On Wednesday, citing two grandfathers who fought in World War II, New Orleans quarterback Drew Brees said that even in wake of the death of African American George Floyd, an incident in which a former Minneapolis police officer is facing second-degree murder charges, he opposed any player kneeling during the pregame national anthem.
“I will never agree with anybody disrespecting the flag of the United States of America or our country,” Brees told Yahoo Finance’s Daniel Roberts.
“In an attempt to talk about respect, unity, and solidarity centered around the American flag and the national anthem, I made comments that were insensitive and completely missed the mark on the issues we are facing right now as a country,” Brees wrote in a statement released on social media. “They lacked awareness and any type of compassion or empathy. Instead, those words have become divisive and hurtful and have misled people into believing that somehow I am an enemy.”
It’s the latest sign that while 2016 wasn’t that long ago ... it sure feels that way.
The NFL was caught flatfooted when Colin Kaepernick first took a knee to protest social injustice and police brutality. The league never found a coherent strategy to handle it, became an easy applause line for Donald Trump and lost fans in the fallout.

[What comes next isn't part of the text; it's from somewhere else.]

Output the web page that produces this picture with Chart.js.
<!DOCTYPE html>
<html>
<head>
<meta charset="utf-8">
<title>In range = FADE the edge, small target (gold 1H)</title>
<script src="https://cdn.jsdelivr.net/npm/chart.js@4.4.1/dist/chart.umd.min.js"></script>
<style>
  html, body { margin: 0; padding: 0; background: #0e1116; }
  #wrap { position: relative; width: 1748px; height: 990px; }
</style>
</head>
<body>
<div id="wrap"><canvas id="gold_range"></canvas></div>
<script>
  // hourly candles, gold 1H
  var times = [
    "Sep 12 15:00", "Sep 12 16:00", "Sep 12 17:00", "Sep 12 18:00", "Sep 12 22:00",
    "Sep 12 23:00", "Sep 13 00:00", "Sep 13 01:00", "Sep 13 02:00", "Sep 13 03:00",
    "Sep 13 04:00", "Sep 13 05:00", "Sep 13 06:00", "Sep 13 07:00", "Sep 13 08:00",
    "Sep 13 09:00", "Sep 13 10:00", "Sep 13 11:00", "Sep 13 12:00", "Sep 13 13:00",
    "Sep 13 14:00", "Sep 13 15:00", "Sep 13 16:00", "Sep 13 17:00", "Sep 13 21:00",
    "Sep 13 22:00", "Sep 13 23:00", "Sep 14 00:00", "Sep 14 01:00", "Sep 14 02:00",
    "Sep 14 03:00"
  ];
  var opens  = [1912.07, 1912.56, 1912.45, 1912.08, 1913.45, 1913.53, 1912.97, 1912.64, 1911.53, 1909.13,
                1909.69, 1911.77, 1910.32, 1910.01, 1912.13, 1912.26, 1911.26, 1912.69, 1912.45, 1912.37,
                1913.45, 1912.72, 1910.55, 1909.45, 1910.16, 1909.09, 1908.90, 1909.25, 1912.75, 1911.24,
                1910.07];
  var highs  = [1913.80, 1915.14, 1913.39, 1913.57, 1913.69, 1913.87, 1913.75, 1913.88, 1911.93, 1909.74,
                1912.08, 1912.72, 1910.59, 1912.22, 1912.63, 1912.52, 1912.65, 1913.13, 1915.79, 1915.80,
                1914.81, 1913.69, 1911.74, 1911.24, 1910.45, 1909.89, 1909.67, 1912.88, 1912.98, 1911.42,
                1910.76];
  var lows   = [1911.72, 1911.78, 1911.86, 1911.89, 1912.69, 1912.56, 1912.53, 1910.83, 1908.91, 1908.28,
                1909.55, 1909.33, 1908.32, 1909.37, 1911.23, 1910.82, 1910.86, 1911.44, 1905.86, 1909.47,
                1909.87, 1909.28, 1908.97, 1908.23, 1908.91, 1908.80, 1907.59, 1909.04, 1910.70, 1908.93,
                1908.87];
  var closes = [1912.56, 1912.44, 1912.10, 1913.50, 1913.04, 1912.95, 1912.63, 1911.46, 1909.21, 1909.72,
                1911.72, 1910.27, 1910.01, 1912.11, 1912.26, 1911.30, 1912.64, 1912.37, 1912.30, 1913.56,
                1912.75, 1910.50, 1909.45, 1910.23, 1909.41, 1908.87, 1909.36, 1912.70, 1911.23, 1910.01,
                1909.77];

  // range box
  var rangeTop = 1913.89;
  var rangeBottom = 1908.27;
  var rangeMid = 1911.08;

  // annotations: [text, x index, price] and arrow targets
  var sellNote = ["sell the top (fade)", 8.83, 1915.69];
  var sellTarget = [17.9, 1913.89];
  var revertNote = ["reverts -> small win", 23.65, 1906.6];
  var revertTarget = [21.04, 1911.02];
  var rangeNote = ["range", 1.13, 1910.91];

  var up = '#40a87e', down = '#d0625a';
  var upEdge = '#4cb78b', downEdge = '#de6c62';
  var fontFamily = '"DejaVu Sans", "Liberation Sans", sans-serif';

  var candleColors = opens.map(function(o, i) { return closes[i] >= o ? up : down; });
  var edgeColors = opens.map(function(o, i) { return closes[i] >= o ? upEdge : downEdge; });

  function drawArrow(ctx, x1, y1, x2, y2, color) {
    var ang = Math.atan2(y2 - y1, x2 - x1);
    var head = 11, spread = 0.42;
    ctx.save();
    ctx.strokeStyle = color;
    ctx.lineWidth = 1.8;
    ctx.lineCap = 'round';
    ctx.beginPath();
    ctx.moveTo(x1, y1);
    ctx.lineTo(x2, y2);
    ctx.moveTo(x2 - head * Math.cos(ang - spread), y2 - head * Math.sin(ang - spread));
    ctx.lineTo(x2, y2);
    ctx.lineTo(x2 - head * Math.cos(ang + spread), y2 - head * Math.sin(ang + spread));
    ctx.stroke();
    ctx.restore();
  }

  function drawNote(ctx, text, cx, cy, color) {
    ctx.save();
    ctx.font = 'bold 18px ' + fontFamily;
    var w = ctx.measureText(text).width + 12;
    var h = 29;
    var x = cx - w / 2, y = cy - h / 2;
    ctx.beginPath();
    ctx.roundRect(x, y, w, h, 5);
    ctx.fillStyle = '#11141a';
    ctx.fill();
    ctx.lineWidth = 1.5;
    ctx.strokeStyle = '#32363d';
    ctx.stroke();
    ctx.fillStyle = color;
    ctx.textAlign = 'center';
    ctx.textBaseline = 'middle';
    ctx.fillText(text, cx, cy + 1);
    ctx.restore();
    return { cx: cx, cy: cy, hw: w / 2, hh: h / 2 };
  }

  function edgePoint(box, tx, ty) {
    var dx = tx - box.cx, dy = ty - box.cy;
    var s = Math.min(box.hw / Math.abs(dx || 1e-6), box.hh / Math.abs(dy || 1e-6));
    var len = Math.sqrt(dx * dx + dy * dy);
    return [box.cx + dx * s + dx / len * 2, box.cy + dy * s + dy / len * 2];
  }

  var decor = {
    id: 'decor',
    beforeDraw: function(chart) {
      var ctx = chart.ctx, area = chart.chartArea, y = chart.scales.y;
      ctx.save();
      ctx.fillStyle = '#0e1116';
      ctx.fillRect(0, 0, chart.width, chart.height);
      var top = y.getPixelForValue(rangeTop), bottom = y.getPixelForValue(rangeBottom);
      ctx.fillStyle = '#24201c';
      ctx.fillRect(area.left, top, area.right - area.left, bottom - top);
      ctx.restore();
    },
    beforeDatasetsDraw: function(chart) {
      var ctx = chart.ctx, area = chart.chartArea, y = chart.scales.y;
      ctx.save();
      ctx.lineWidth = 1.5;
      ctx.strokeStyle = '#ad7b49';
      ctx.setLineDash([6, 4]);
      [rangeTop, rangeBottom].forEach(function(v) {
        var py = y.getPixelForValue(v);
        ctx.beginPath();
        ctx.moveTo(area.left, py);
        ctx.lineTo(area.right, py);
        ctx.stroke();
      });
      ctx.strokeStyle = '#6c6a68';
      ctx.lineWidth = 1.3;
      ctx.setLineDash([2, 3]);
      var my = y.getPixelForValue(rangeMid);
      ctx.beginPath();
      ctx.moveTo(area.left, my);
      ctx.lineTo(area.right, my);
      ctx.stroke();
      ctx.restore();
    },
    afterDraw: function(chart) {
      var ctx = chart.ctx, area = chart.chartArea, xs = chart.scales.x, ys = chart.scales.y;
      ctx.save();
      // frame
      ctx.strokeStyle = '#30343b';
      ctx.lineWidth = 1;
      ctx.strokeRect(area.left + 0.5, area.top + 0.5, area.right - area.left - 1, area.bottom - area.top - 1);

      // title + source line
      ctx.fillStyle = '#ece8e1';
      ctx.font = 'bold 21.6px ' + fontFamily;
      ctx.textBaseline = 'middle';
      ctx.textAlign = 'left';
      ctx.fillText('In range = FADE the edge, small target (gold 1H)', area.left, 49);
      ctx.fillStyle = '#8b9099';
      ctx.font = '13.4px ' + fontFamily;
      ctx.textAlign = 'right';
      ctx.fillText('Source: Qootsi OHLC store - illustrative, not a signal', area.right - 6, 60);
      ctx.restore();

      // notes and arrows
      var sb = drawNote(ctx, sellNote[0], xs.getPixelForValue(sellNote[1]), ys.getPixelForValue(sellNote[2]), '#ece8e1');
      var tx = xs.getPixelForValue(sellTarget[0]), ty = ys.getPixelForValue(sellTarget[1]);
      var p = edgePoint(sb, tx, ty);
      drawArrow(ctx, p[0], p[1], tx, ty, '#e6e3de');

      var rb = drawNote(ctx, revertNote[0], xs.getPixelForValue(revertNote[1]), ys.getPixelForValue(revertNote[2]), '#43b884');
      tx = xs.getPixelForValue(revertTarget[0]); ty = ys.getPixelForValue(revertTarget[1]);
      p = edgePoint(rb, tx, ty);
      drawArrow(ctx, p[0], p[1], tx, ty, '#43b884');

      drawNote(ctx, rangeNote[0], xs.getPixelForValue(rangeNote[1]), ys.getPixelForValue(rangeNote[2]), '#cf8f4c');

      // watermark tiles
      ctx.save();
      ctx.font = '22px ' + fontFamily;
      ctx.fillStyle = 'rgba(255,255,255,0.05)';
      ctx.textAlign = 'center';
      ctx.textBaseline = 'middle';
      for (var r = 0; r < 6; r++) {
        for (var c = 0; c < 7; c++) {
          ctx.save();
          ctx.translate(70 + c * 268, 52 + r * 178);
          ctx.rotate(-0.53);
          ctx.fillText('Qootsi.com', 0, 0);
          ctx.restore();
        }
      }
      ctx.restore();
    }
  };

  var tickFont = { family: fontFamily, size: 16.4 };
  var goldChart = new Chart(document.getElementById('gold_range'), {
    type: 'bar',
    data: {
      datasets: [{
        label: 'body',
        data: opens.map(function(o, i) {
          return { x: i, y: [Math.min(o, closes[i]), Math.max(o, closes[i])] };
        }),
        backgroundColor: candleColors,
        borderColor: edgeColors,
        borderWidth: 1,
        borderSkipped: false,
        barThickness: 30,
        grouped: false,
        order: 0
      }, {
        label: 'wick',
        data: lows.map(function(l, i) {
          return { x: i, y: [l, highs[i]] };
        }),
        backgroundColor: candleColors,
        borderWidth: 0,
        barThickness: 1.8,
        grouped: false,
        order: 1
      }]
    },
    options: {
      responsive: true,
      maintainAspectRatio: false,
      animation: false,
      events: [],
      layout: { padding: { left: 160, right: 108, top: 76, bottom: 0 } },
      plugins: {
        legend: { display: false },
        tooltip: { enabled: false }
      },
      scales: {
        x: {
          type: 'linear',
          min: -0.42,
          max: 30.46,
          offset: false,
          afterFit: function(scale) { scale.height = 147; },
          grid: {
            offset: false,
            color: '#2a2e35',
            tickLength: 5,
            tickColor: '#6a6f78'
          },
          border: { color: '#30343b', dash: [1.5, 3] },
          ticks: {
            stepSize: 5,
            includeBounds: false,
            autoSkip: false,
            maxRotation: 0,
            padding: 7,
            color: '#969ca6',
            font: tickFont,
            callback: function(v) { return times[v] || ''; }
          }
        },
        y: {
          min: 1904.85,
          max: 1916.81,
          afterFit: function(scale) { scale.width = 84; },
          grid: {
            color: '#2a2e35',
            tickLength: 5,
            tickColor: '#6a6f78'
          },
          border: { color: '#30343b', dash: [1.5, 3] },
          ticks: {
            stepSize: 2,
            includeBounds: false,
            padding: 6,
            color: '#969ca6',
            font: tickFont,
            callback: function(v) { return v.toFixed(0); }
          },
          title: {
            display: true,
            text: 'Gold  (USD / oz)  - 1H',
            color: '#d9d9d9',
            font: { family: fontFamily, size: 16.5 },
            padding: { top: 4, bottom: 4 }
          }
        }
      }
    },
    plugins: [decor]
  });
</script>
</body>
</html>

Now here comes the return of its worst (and most unresolved) nightmare. Only this time, with seemingly different rules of engagement.
What Brees said on Wednesday wasn’t much different than what he said in 2016.
“I wholeheartedly disagree [with the kneeling],” Brees told ESPN then. “... There’s plenty of other ways that you can [protest] in a peaceful manner that doesn’t involve being disrespectful to the American flag.”
A lot of players shared similar sentiments, including African American players. There was little to no backlash from their peers. It was rare for more than a few players of any color on a single team to take a knee.
That even included when, in 2017, Trump called any kneeling player a “son of a bitch” and elicited the most unified response. Even team owners, many of whom are donors and supporters of Trump, linked arms with players or briefly kneeled in a show of solidarity.
Yet in the first game played after those comments — a Jacksonville-Baltimore clash in London — just 14 Jaguars and about 10 Ravens took a knee. The reasons not to kneel were nuanced, personal and thoughtful.
Telvin Smith of the Jags said since the game was being played on foreign soil, it didn’t feel right. Teammate Marcedes Lewis said he struggled with it because his stepfather was in the military and earned a Purple Heart.
Everyone seemed to understand. Or at least no one was shouting them down.
Times change. Societies change. Generally, it’s the young who lead the way and the NFL is forever young. The average age of opening day rosters in 2019 ranged from to 25.2 (Miami) to 27 (New England). So many players in the 2020 season will have experienced Kaepernick, and the fallout from him, as college or even high school students.
Those who fight for social change are often extremely unpopular in the moment. New generations tend to bring sweeping change.
A 1966 Gallup poll found 63 percent of Americans had a negative opinion of Dr. Martin Luther King. By 1983, he joined George Washington as the only person to have a federal holiday celebrating his birth (and Washington’s is mostly referred to as “Presidents’ Day”). In 2011, Gallup found 94 percent of Americans viewed King positively.
History will almost assuredly side with Kaepernick. This is an early sign of that. Even young, white, franchise quarterbacks — generally the least likely to take political stands — have come out with forceful statements. Joe Burrow, Carson Wentz, Matt Ryan, Ryan Tannehill and so on have not just condemned Floyd’s murder but cited the need for wholesale change.
“For years, we have all been taught to ‘just stay out of politics [when one side is so far one way and the other side is far the other],’” wrote Las Vegas’ Derek Carr, equating standing up now to his tradition of being public with his faith. “I felt in my heart this was the right moment to speak up, to not care so much about politics but instead speak truth.”
What passed for reasonable disagreement within the team structure three or four years ago may not anymore. Kaepernick always maintained the protest has nothing to do with the military. The American flag, after all, represents the entire country and all its citizens, not just soldiers. Military branches have their own flags.
The response to Brees was both historically informative — noting that many African Americans fought for America only to return to discrimination — and a swift effort to not allow the topic to be marginalized as “anti-military.”
Brees quickly apologized. Is that the end? Will NFL locker rooms need to be unified or risk splintering? Will everyone need to agree, or at least not voice dissent? Will emotional, hash-it-out, sessions become part of training camp schedules?
Will kneeling protests, if they return, feature a majority of players, or even all of them? Will it be a white quarterback — who, unfortunately, can still have outsized influence compared to an African American teammate — that leads this time?
There are still a lot of fans out there who agree with Drew Brees. There is still Trump, heading into a presidential election season.
This is the new reality for an old situation that the NFL, from its central office to its owners suites to its individual meeting rooms, has to finally figure out how to navigate.
The league may have changed a lot in the last few years.